Mapping Kenya’s mineral resources to benefit economic development
Growing up in rural Kenya, Australia Awards Alumnus Joseph Kuria says he “knew nothing about geology”. It was only when he started university that he discovered the field. Once he graduated from University of Nairobi with his unique qualification, it was challenging to find a job but he was eventually taken aboard as a hydrogeologist and was later part of a groundwater research consultancy.
Kuria now works for the Kenyan government’s Geological, Mapping and Survey division. He is also taking part in the 2015 Emerging Leaders in African Mining (ELAM) program, run by IM4DC in Cape Town, South Africa. ELAM seeks to provide an opportunity for African professionals in the mining industry to enhance their effectiveness as leaders and contribute to improved governance of the sector.
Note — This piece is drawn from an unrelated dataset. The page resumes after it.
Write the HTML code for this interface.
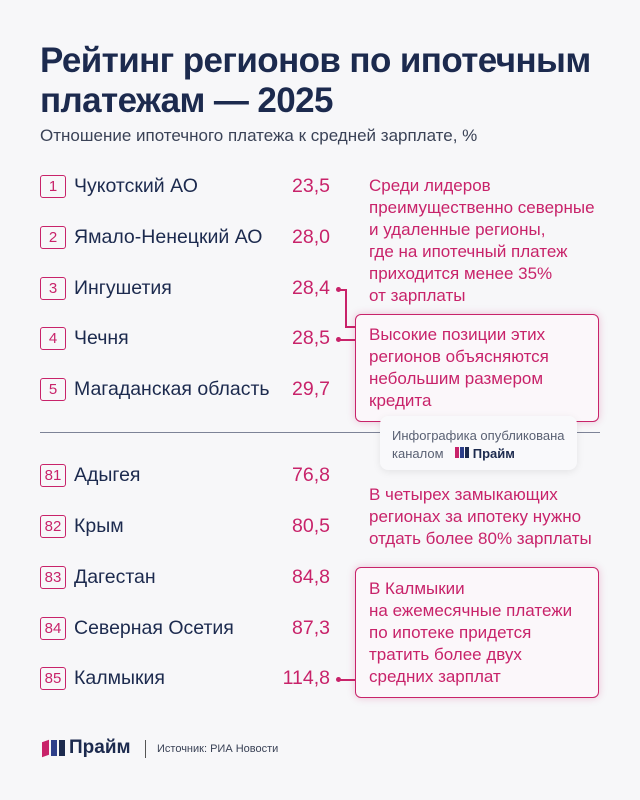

Kuria received an Australia Awards Scholarship to pursue a joint Masters of Science in Applied Geology and Mineral Exploration at the Western School of Mining, Curtin University. He found the program very practical, “The fieldwork geology units that I took were very enlightening and very applicable in my line of work. More importantly, I learnt how to use both basic and complex computer programs to interpret oil wells and mine logs.” Explaining that the wider northeastern part of Kenya is not yet mapped, Joseph sees his training in Australia meeting this need: “The skills I acquired through the program will be handy in mapping, exploration and resource estimation in Kenya’s mining sector. This will be instrumental in developing the extractive industry as a young mining nation and with new discoveries of oil reserves.”
Apart from his own development, Kuria is keen on knowledge transfer to strengthen the mining sector which he says still lacks important skills and training opportunities, “I am certain that I will be offering expertise in Informed Mapping while giving very vital information on the various ground resources, sizes and grade - information that is overdue in our nation.”
Kuria commends the ELAM program for bringing together young professionals to learn about steering Africa’s mining industry in the right direction. “Some African nations have more developed mining sectors and we can borrow from them.” Once back home, he hopes to show the way on how to handle resources while collaborating with various stakeholders, “What is a better way to develop than sharing expertise, working towards the same goal and fighting poverty in an uncorrupt environment?”